Les qualités personnelles pourront aussi reposer sur ses capacités intellectuelles, sa formation, son âge, sa connaissance générale de la vie des affaires, la complexité de l’opération de crédit, ses difficultés à mesure les chances de remboursement ou non remboursement.
Dans tous les cas, il appartiendra au juge du fond, dans chaque affaire, de préciser en quoi l’emprunteur peut être qualifié d’averti ou non averti.
2/ Le régime de l’obligation de mise en garde :
La nature juridique du devoir de mise en garde :
Aux termes des deux arrêts de la chambre mixte du 29 juin 2007, la nature du devoir de mise en garde est contractuelle, l’article visé dans les deux cas étant l’article 1147 du Code civil.
Le fondement contractuel vient d’ailleurs d’être réaffirmé dans un arrêt de la Chambre commerciale de la Cour de cassation en date du 11 décembre 2007 (Cass com 11 déc 2007 n°03-20.747) en visant à nouveau expressément l’article 1147 du Code civil : « Vu les articles 1147 (…) du Code civil »
La charge de la preuve de l’exécution de l’obligation de mise en garde.
En application des principes du droit de la preuve, la chambre mixte de la Cour de cassation précise que la charge de la preuve de l’exécution du devoir de mise en garde incombe au prêteur.
En effet, en vertu de l’art 1315 du Code civil c’est celui qui se prétend libérer d’une obligation de le prouver.
En conséquence, les l’établissement de crédit doivent donc prendre garde à se ménager la preuve de l’exécution de l’obligation de mise en garde même si elle peut être apportée par tous les moyens.
Techniquement, il devra être en mesure de prouver qu’il s’est renseigné sur la capacité financière de son client, qu’il l’a averti des risques de l’opération et que le crédit n’était pas excessif.
L’incidence de la bonne foi ou de la déloyauté sur le devoir de mise en garde :
La banque tenue d’un devoir de mise en garde n’est responsable de la non exécution de celui-ci qu’autant que l’emprunteur non averti ne s’est pas montré déloyal.

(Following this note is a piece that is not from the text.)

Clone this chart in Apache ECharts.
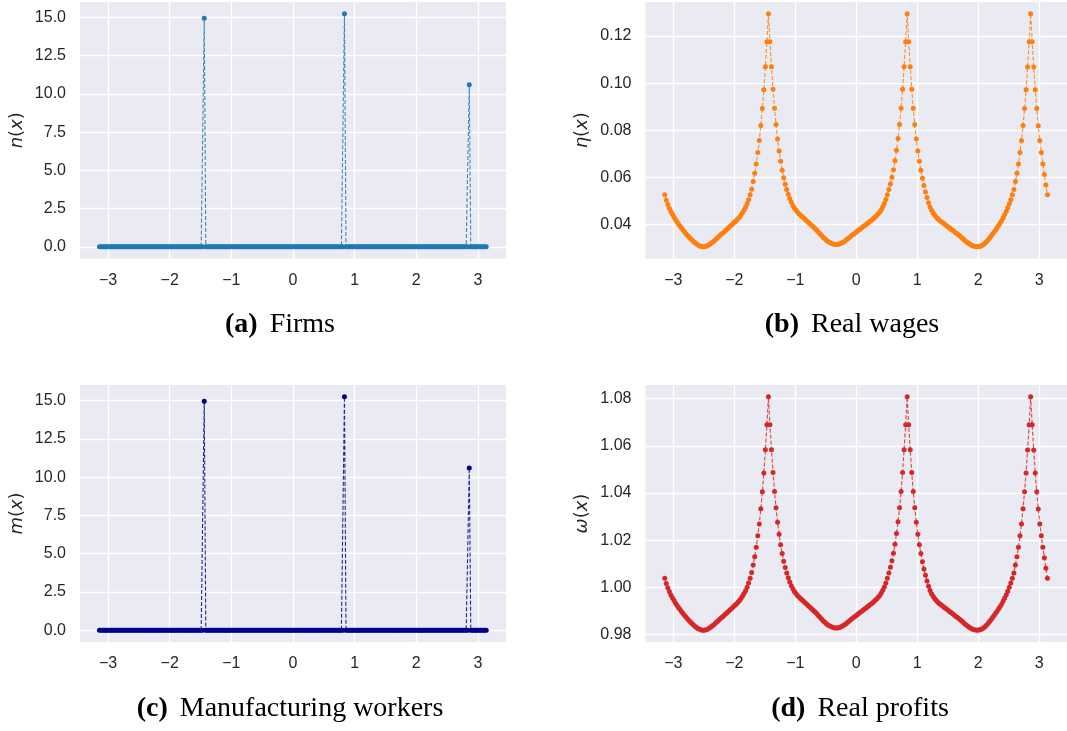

Ainsi, la Cour de cassation vient de juger que la déloyauté de l’emprunteur ne permet pas à l’emprunteur non averti d’imputer au prêteur un manquement à son devoir de mise en garde (Cass 1ère civ 30 octobre 2007 n°06-003 JCP E 2007 note Legeais D), dès lors que l’emprunteur dissimule au prêteur l’existence de prêts en cours de remboursement et que l’EC n’est pas en mesure de la déceler.
En l’espèce, la dissimulation de ces prêts faisait que l’établissement de crédit avait octroyé une ouverture de crédit compatible avec les informations qu’il possédait sur la situation financière de son client.
De la même façon, la déloyauté des emprunteurs est caractérisée lorsqu’ils communiquent sciemment à l’établissement de crédit des informations erronées sur leur patrimoine immobilier (Cass 1ère Civ 25 juin 2009 n°08-16.434 Bull civ I n°139).